Job: Return every line below as is, leaving out the pictures.

Given information:
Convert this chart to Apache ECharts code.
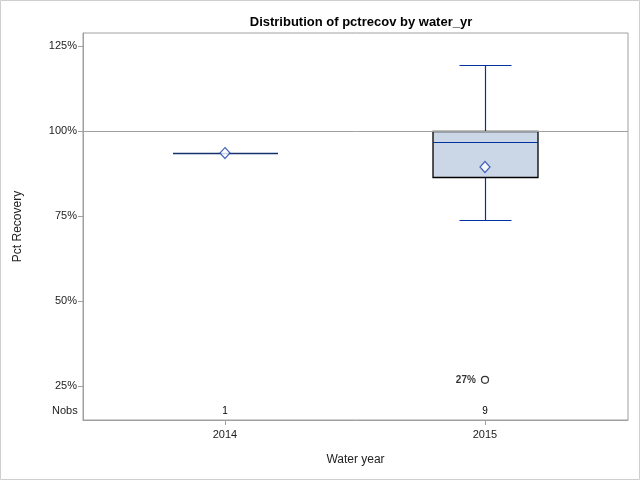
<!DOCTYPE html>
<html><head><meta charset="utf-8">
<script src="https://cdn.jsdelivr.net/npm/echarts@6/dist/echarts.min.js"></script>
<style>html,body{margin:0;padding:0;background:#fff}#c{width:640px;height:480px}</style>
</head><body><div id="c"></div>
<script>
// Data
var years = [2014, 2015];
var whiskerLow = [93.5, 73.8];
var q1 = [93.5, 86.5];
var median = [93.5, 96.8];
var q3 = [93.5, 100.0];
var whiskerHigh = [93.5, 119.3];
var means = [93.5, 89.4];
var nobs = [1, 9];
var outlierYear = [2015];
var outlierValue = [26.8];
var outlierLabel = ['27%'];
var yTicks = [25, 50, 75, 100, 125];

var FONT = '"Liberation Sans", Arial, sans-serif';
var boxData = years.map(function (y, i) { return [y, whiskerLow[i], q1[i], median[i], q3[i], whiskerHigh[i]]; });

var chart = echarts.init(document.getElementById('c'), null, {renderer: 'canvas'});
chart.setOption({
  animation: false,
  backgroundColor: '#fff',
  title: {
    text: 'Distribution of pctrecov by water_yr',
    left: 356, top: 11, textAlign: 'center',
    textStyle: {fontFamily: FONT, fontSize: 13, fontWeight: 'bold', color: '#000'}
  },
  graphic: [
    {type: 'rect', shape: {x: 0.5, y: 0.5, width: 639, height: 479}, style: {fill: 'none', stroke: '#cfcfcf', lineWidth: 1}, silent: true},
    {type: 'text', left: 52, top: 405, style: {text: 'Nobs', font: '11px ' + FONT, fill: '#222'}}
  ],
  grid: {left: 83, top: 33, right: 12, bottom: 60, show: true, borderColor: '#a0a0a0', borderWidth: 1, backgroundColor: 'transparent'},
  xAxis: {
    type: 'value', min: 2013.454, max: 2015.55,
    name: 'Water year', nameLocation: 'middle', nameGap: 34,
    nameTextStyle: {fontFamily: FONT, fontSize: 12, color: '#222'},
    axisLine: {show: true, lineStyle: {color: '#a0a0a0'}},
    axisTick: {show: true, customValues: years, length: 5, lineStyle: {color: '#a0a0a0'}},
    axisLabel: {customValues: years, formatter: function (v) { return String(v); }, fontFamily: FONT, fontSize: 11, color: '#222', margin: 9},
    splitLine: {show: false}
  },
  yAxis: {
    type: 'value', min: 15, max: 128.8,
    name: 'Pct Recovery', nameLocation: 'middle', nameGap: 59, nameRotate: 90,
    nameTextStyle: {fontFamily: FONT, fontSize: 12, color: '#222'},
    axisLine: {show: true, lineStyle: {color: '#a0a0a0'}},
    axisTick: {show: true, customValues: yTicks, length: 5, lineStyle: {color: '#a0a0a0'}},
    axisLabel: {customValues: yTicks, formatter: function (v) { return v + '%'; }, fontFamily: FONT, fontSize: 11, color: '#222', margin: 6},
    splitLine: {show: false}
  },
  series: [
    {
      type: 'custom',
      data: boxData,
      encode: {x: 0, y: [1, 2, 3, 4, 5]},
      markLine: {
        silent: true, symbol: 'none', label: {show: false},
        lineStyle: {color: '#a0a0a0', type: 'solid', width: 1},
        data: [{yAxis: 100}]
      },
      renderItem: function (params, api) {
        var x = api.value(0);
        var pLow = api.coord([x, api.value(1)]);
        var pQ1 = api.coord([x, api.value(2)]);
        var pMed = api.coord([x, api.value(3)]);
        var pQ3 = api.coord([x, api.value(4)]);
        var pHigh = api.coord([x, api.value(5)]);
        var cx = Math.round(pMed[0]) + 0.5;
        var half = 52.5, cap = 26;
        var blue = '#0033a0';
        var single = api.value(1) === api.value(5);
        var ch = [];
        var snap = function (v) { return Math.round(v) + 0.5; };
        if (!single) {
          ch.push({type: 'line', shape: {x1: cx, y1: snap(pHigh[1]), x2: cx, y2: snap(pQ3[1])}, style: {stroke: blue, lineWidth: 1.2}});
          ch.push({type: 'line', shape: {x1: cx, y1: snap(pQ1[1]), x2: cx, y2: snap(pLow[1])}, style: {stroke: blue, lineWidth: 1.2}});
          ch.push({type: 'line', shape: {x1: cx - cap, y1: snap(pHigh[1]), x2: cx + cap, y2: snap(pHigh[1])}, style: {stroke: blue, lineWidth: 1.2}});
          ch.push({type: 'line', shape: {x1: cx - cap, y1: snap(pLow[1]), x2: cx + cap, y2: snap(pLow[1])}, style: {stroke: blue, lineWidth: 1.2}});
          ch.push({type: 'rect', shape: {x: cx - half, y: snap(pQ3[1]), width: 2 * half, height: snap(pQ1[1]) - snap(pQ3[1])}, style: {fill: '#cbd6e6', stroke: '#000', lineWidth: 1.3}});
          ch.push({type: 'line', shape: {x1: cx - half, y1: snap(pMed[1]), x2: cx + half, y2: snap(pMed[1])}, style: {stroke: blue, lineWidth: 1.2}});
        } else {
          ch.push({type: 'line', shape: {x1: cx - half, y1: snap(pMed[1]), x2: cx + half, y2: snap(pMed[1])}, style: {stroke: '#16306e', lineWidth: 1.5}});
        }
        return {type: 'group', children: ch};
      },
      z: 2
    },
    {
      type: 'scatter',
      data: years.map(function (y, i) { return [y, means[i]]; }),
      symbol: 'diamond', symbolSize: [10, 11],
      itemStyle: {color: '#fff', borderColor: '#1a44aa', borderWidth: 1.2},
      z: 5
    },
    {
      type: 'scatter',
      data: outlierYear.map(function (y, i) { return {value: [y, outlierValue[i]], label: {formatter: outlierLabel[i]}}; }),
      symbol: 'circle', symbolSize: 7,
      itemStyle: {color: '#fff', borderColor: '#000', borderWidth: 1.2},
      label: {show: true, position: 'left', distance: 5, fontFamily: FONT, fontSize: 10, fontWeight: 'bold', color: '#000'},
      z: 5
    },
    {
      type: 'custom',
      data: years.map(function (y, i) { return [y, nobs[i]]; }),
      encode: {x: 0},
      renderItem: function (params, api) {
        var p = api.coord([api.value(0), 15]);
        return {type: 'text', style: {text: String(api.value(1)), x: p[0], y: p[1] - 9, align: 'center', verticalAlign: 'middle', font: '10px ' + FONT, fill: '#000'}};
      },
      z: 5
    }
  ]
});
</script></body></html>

Exercise result:
Convert this chart to Apache ECharts code.
<!DOCTYPE html>
<html><head><meta charset="utf-8">
<script src="https://cdn.jsdelivr.net/npm/echarts@6/dist/echarts.min.js"></script>
<style>html,body{margin:0;padding:0;background:#fff}#c{width:640px;height:480px}</style>
</head><body><div id="c"></div>
<script>
// Data
var years = [2014, 2015];
var whiskerLow = [93.5, 73.8];
var q1 = [93.5, 86.5];
var median = [93.5, 96.8];
var q3 = [93.5, 100.0];
var whiskerHigh = [93.5, 119.3];
var means = [93.5, 89.4];
var nobs = [1, 9];
var outlierYear = [2015];
var outlierValue = [26.8];
var outlierLabel = ['27%'];
var yTicks = [25, 50, 75, 100, 125];

var FONT = '"Liberation Sans", Arial, sans-serif';
var boxData = years.map(function (y, i) { return [y, whiskerLow[i], q1[i], median[i], q3[i], whiskerHigh[i]]; });

var chart = echarts.init(document.getElementById('c'), null, {renderer: 'canvas'});
chart.setOption({
  animation: false,
  backgroundColor: '#fff',
  title: {
    text: 'Distribution of pctrecov by water_yr',
    left: 356, top: 11, textAlign: 'center',
    textStyle: {fontFamily: FONT, fontSize: 13, fontWeight: 'bold', color: '#000'}
  },
  graphic: [
    {type: 'rect', shape: {x: 0.5, y: 0.5, width: 639, height: 479}, style: {fill: 'none', stroke: '#cfcfcf', lineWidth: 1}, silent: true},
    {type: 'text', left: 52, top: 405, style: {text: 'Nobs', font: '11px ' + FONT, fill: '#222'}}
  ],
  grid: {left: 83, top: 33, right: 12, bottom: 60, show: true, borderColor: '#a0a0a0', borderWidth: 1, backgroundColor: 'transparent'},
  xAxis: {
    type: 'value', min: 2013.454, max: 2015.55,
    name: 'Water year', nameLocation: 'middle', nameGap: 34,
    nameTextStyle: {fontFamily: FONT, fontSize: 12, color: '#222'},
    axisLine: {show: true, lineStyle: {color: '#a0a0a0'}},
    axisTick: {show: true, customValues: years, length: 5, lineStyle: {color: '#a0a0a0'}},
    axisLabel: {customValues: years, formatter: function (v) { return String(v); }, fontFamily: FONT, fontSize: 11, color: '#222', margin: 9},
    splitLine: {show: false}
  },
  yAxis: {
    type: 'value', min: 15, max: 128.8,
    name: 'Pct Recovery', nameLocation: 'middle', nameGap: 59, nameRotate: 90,
    nameTextStyle: {fontFamily: FONT, fontSize: 12, color: '#222'},
    axisLine: {show: true, lineStyle: {color: '#a0a0a0'}},
    axisTick: {show: true, customValues: yTicks, length: 5, lineStyle: {color: '#a0a0a0'}},
    axisLabel: {customValues: yTicks, formatter: function (v) { return v + '%'; }, fontFamily: FONT, fontSize: 11, color: '#222', margin: 6},
    splitLine: {show: false}
  },
  series: [
    {
      type: 'custom',
      data: boxData,
      encode: {x: 0, y: [1, 2, 3, 4, 5]},
      markLine: {
        silent: true, symbol: 'none', label: {show: false},
        lineStyle: {color: '#a0a0a0', type: 'solid', width: 1},
        data: [{yAxis: 100}]
      },
      renderItem: function (params, api) {
        var x = api.value(0);
        var pLow = api.coord([x, api.value(1)]);
        var pQ1 = api.coord([x, api.value(2)]);
        var pMed = api.coord([x, api.value(3)]);
        var pQ3 = api.coord([x, api.value(4)]);
        var pHigh = api.coord([x, api.value(5)]);
        var cx = Math.round(pMed[0]) + 0.5;
        var half = 52.5, cap = 26;
        var blue = '#0033a0';
        var single = api.value(1) === api.value(5);
        var ch = [];
        var snap = function (v) { return Math.round(v) + 0.5; };
        if (!single) {
          ch.push({type: 'line', shape: {x1: cx, y1: snap(pHigh[1]), x2: cx, y2: snap(pQ3[1])}, style: {stroke: blue, lineWidth: 1.2}});
          ch.push({type: 'line', shape: {x1: cx, y1: snap(pQ1[1]), x2: cx, y2: snap(pLow[1])}, style: {stroke: blue, lineWidth: 1.2}});
          ch.push({type: 'line', shape: {x1: cx - cap, y1: snap(pHigh[1]), x2: cx + cap, y2: snap(pHigh[1])}, style: {stroke: blue, lineWidth: 1.2}});
          ch.push({type: 'line', shape: {x1: cx - cap, y1: snap(pLow[1]), x2: cx + cap, y2: snap(pLow[1])}, style: {stroke: blue, lineWidth: 1.2}});
          ch.push({type: 'rect', shape: {x: cx - half, y: snap(pQ3[1]), width: 2 * half, height: snap(pQ1[1]) - snap(pQ3[1])}, style: {fill: '#cbd6e6', stroke: '#000', lineWidth: 1.3}});
          ch.push({type: 'line', shape: {x1: cx - half, y1: snap(pMed[1]), x2: cx + half, y2: snap(pMed[1])}, style: {stroke: blue, lineWidth: 1.2}});
        } else {
          ch.push({type: 'line', shape: {x1: cx - half, y1: snap(pMed[1]), x2: cx + half, y2: snap(pMed[1])}, style: {stroke: '#16306e', lineWidth: 1.5}});
        }
        return {type: 'group', children: ch};
      },
      z: 2
    },
    {
      type: 'scatter',
      data: years.map(function (y, i) { return [y, means[i]]; }),
      symbol: 'diamond', symbolSize: [10, 11],
      itemStyle: {color: '#fff', borderColor: '#1a44aa', borderWidth: 1.2},
      z: 5
    },
    {
      type: 'scatter',
      data: outlierYear.map(function (y, i) { return {value: [y, outlierValue[i]], label: {formatter: outlierLabel[i]}}; }),
      symbol: 'circle', symbolSize: 7,
      itemStyle: {color: '#fff', borderColor: '#000', borderWidth: 1.2},
      label: {show: true, position: 'left', distance: 5, fontFamily: FONT, fontSize: 10, fontWeight: 'bold', color: '#000'},
      z: 5
    },
    {
      type: 'custom',
      data: years.map(function (y, i) { return [y, nobs[i]]; }),
      encode: {x: 0},
      renderItem: function (params, api) {
        var p = api.coord([api.value(0), 15]);
        return {type: 'text', style: {text: String(api.value(1)), x: p[0], y: p[1] - 9, align: 'center', verticalAlign: 'middle', font: '10px ' + FONT, fill: '#000'}};
      },
      z: 5
    }
  ]
});
</script></body></html>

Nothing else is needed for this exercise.